Hongkong: wybuchowa niespodzianka w fabryce chipsów. Ziemniak okazał się granatem z Francji
Hongkong – kilogramowy granat niemieckiej produkcji znaleziony pośród ziemniaków z Francji. Ciekawa podróż i historia niewybuchu z okresu pierwszej wojny światowej.
04.02.2019 13:47
Hongkong – niemiecki granat na francuskim polu
Na linii produkcyjnej fabryki w Hongkongu wytwarzającej chipsy, pośród ziemniaków z Francji, znalazła się niebezpieczna niespodzianka. Metalowy przedmiot o szerokości wynoszącej około 8 cm był oblepiony błotem i do złudzenia przypominał ziemniaka. Na uwagę zasługiwała jego waga wynosząca około kilograma. Po bliższym przyjrzeniu się obiektowi okazało się, że jest to granat. Na miejsce wezwano straż pożarną i saperów.

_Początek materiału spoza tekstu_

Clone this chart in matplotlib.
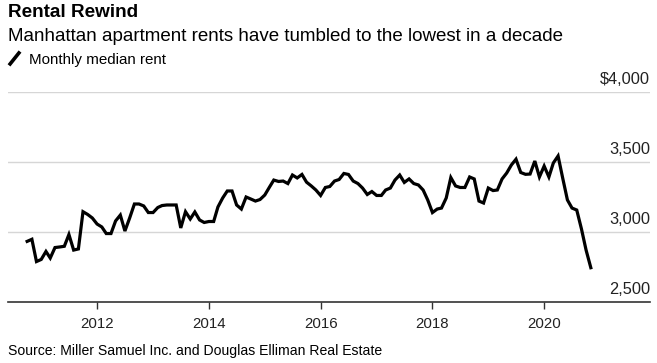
"""
Manhattan monthly median rent, Oct 2010 - Nov 2020.
"""

import pandas as pd
import matplotlib
matplotlib.use("Agg")
import matplotlib.pyplot as plt
import matplotlib.dates as mdates
from matplotlib.lines import Line2D
from matplotlib.transforms import blended_transform_factory, offset_copy

plt.rcParams["font.family"] = ["Liberation Sans", "DejaVu Sans"]

# --- data ---
start_month = "2010-10-01"
median_rent = [
    2933, 2948, 2789, 2804, 2861, 2814, 2889, 2893, 2898, 2982, 2871, 2879,
    3145, 3125, 3100, 3057, 3036, 2989, 2989, 3079, 3121, 3007, 3100, 3200,
    3200, 3186, 3139, 3139, 3175, 3189, 3193, 3193, 3193, 3029, 3145, 3093,
    3143, 3086, 3068, 3075, 3075, 3179, 3243, 3293, 3293, 3193, 3164, 3250,
    3236, 3221, 3232, 3264, 3321, 3371, 3361, 3364, 3346, 3407, 3386, 3411,
    3356, 3329, 3300, 3261, 3318, 3325, 3364, 3375, 3418, 3411, 3364, 3346,
    3314, 3268, 3289, 3261, 3261, 3300, 3314, 3371, 3407, 3354, 3379, 3346,
    3336, 3300, 3229, 3139, 3164, 3171, 3243, 3389, 3329, 3318, 3318, 3393,
    3379, 3221, 3207, 3314, 3296, 3300, 3379, 3421, 3479, 3520, 3425, 3412,
    3414, 3507, 3393, 3471, 3393, 3493, 3543, 3386, 3229, 3171, 3157, 3021,
    2871, 2745,
]
y_ticks = [2500, 3000, 3500, 4000]
y_tick_labels = ["2,500", "3,000", "3,500", "$4,000"]
x_tick_years = [2012, 2014, 2016, 2018, 2020]

months = pd.date_range(start_month, periods=len(median_rent), freq="MS")

# --- plotting ---
fig = plt.figure(figsize=(6.57, 3.63), dpi=100)
ax = fig.add_axes([0.0122, 0.168, 0.9772, 0.5786])

ax.plot(months, median_rent, color="black", lw=2.3, solid_joinstyle="miter",
        zorder=3)

ax.set_ylim(2500, 4000)
ax.set_xlim(pd.Timestamp("2010-05-29"), pd.Timestamp("2021-11-23"))

# grid lines + labels sitting above them on the right
ax.set_yticks(y_ticks)
ax.tick_params(axis="y", length=0, labelleft=False, labelright=False)
for val in y_ticks[1:]:
    ax.axhline(val, color="#d6d6d6", lw=1.0, zorder=1)
trans = blended_transform_factory(ax.transAxes, ax.transData)
trans = offset_copy(trans, fig=fig, x=0, y=5.8, units="points")
for val, lab in zip(y_ticks, y_tick_labels):
    ax.text(1.0, val, lab, transform=trans, ha="right", va="baseline",
            fontsize=11.8, color="#222222")

ax.set_xticks([pd.Timestamp(f"{y}-01-01") for y in x_tick_years])
ax.xaxis.set_major_formatter(mdates.DateFormatter("%Y"))
ax.tick_params(axis="x", length=5, width=1, color="#333333", pad=6,
               labelsize=10.8, labelcolor="#222222")

for side in ["top", "left", "right"]:
    ax.spines[side].set_visible(False)
ax.spines["bottom"].set_color("#333333")
ax.spines["bottom"].set_linewidth(1.2)

# --- header / footer ---
fig.text(0.012, 0.953, "Rental Rewind", fontsize=13.6, fontweight="bold",
         va="baseline")
fig.text(0.012, 0.888, "Manhattan apartment rents have tumbled to the lowest in a decade",
         fontsize=13.5, va="baseline")
fig.add_artist(Line2D([0.0137, 0.0305], [0.82, 0.858], transform=fig.transFigure,
                      color="black", lw=2.6, solid_capstyle="butt"))
fig.text(0.044, 0.824, "Monthly median rent", fontsize=10.9, va="baseline")
fig.text(0.012, 0.022, "Source: Miller Samuel Inc. and Douglas Elliman Real Estate",
         fontsize=10.1, va="baseline")

fig.savefig("out.png", dpi=100)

Hongkong – granat pośród ziemniaków
Historyk odkrył, że znalezisko w ziemniakach jest niemieckim granatem z okresu pierwszej wojny światowej. Jak granat znalazł siew transporcie ziemniaków? Zważywszy na to, że był cały pokryty błotem można domyślać się, że w miejscu, w którym obecnie jest pole uprawne niegdyś były okopy. Żołnierz mógł go zgubić lub rzucić, ale ten z jakiegoś powodu nie wybuchł. Następnie został zapomniany i zasypany. Po 100 latach został wykopany wraz z ziemniakami (praca ta odbywa się we Francji głównie przy użyciu maszyn), a następnie przebył tysiące kilometrów i trafił do fabryki w Hongkongu.
Ze względu na niebezpieczeństwo wybuchu saperzy podjęli decyzję o detonacji granatu. Dokonali tego w kanale nieopodal miejsca odkrycia niespodzianki z Francji.